# Behavior planning



## Vivid-Dawn (Jan 18, 2005)

I was wondering if this will work, to keep down aggression from fish.
Add the most peaceful first...let them get settled in. Then semi-aggressive fish, and let them be established for a while. Then put in a few “aggressive” (I say that with quotes, because I’ve heard a few exceptions... my own Betta, for one, got picked on my guppies!), and that way they’ll be the newbies and maybe more submissive?
On the other side of my logic, I wonder if instead the new fish will want to _gain_ dominance. Sortta like “gee, I don’t want the last pickin’s of territory... I want the best, and by golly, I’ll fight for it!” kind of mentality.

Thoughts and/or suggestions to go with this idea?

And by the way, I haven’t decided on what fish, exactly, to put in my tank.
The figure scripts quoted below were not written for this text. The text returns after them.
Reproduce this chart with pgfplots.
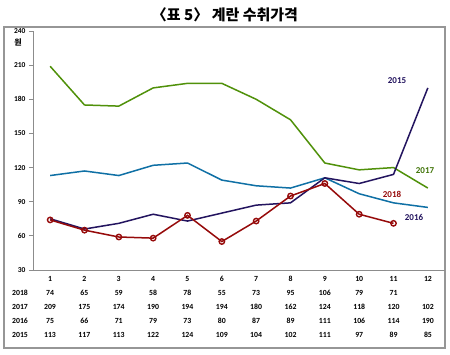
\documentclass[border=0pt]{standalone}
\usepackage{fontspec}
\setmainfont{Carlito}
\newfontfamily\cjk{Noto Sans CJK KR}
\usepackage{pgfplots}
\pgfplotsset{compat=1.18}
\definecolor{cRed}{RGB}{150,10,10}
\definecolor{cGreen}{RGB}{80,145,10}
\definecolor{cNavy}{RGB}{35,20,95}
\definecolor{cBlue}{RGB}{15,112,165}
\definecolor{cAxis}{RGB}{140,140,140}
\definecolor{cFrame}{RGB}{150,150,150}
\begin{document}
\begin{tikzpicture}
\fill[white] (0pt,0pt) rectangle (450pt,354pt);
\node[draw=cFrame, line width=1.2pt, minimum width=441pt, minimum height=321pt, inner sep=0pt, outer sep=0pt] at (224.5pt,166.5pt) {};
% title
\node[font=\cjk\bfseries\fontsize{15}{15}\selectfont] at (225pt,339pt) {〈표 5〉 계란 수취가격};
\begin{axis}[
  at={(33pt,84pt)}, anchor=south west,
  scale only axis, width=412pt, height=239pt,
  xmin=0.5, xmax=12.5, ymin=30, ymax=240,
  axis x line*=bottom, axis y line*=left,
  axis line style={cAxis, line width=0.9pt, -},
  xtick=\empty,
  ytick={30,60,90,120,150,180,210,240},
  yticklabel style={font=\bfseries\fontsize{7.5}{8}\selectfont, text=black},
  /pgf/number format/assume math mode=true,
  tick style={cAxis, line width=0.8pt},
  tick align=outside, major tick length=4pt,
  clip=false,
]
\addplot[cGreen, line width=1.5pt] coordinates {(1,209)(2,175)(3,174)(4,190)(5,194)(6,194)(7,180)(8,162)(9,124)(10,118)(11,120)(12,102)};
\addplot[cBlue, line width=1.5pt] coordinates {(1,113)(2,117)(3,113)(4,122)(5,124)(6,109)(7,104)(8,102)(9,111)(10,97)(11,89)(12,85)};
\addplot[cNavy, line width=1.5pt] coordinates {(1,75)(2,66)(3,71)(4,79)(5,73)(6,80)(7,87)(8,89)(9,111)(10,106)(11,114)(12,190)};
\addplot[cRed, line width=1.5pt, mark=o, mark size=2.7pt, mark options={fill=white, line width=1.4pt}] coordinates {(1,74)(2,65)(3,59)(4,58)(5,78)(6,55)(7,73)(8,95)(9,106)(10,79)(11,71)};
\end{axis}
% unit
\node[font=\cjk\bfseries\fontsize{8}{8}\selectfont, inner sep=0pt] at (18pt,312pt) {원};
% line labels
\node[font=\bfseries\fontsize{9}{9}\selectfont, text=cNavy] at (397pt,273pt) {2015};
\node[font=\bfseries\fontsize{9}{9}\selectfont, text=cGreen!80!black] at (425pt,183pt) {2017};
\node[font=\bfseries\fontsize{9}{9}\selectfont, text=cRed] at (392pt,160pt) {2018};
\node[font=\bfseries\fontsize{9}{9}\selectfont, text=cNavy] at (414pt,137pt) {2016};
% data table
\begin{scope}[every node/.style={font=\bfseries\fontsize{7.8}{8}\selectfont, inner sep=0pt}]
\foreach \m [count=\i] in {1,...,12} { \node at ({50pt+(\i-1)*34.36pt},75pt) {\m}; }
\node at (20pt,61pt) {2018};
\node at (20pt,47pt) {2017};
\node at (20pt,33pt) {2016};
\node at (20pt,19pt) {2015};
\foreach \v [count=\i] in {74,65,59,58,78,55,73,95,106,79,71} { \node at ({50pt+(\i-1)*34.36pt},61pt) {\v}; }
\foreach \v [count=\i] in {209,175,174,190,194,194,180,162,124,118,120,102} { \node at ({50pt+(\i-1)*34.36pt},47pt) {\v}; }
\foreach \v [count=\i] in {75,66,71,79,73,80,87,89,111,106,114,190} { \node at ({50pt+(\i-1)*34.36pt},33pt) {\v}; }
\foreach \v [count=\i] in {113,117,113,122,124,109,104,102,111,97,89,85} { \node at ({50pt+(\i-1)*34.36pt},19pt) {\v}; }
\end{scope}
\end{tikzpicture}
\end{document}
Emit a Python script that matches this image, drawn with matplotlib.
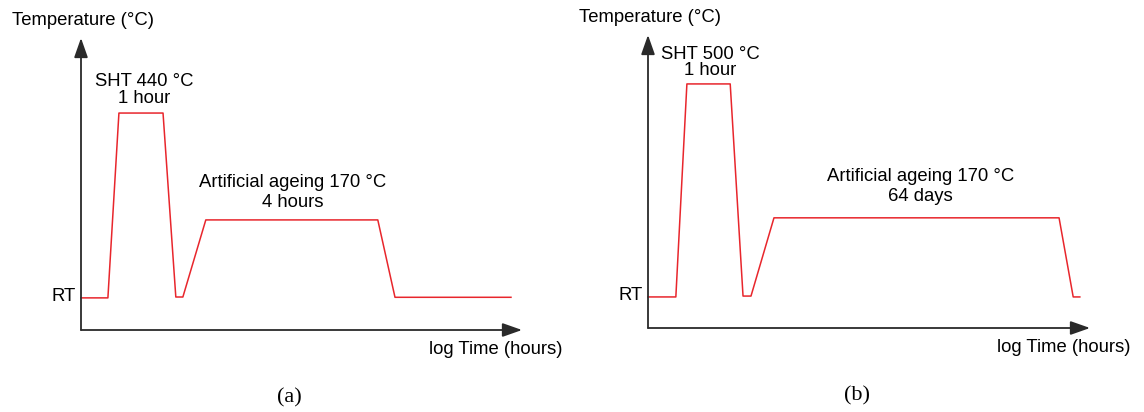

Just planning ahead!


----------



## wrasser (Apr 5, 2005)

in theory it should work, and yes that is the order you should put them in. i have a purple tang i have had for about four years, she is king-pen, the head hancho. about three months ago i put a pinktail trigger in, it is the only time i have ever seen her kick a%#. for three days the tang kept the trigger in the back corner. i was amazed. it is all up to the personality of the fish.


----------



## Fishfirst (Jan 24, 2005)

In theory is right... I would pick a few fish that you "Must" have and we'll pick some options for tank mates, and what order to put them in.


----------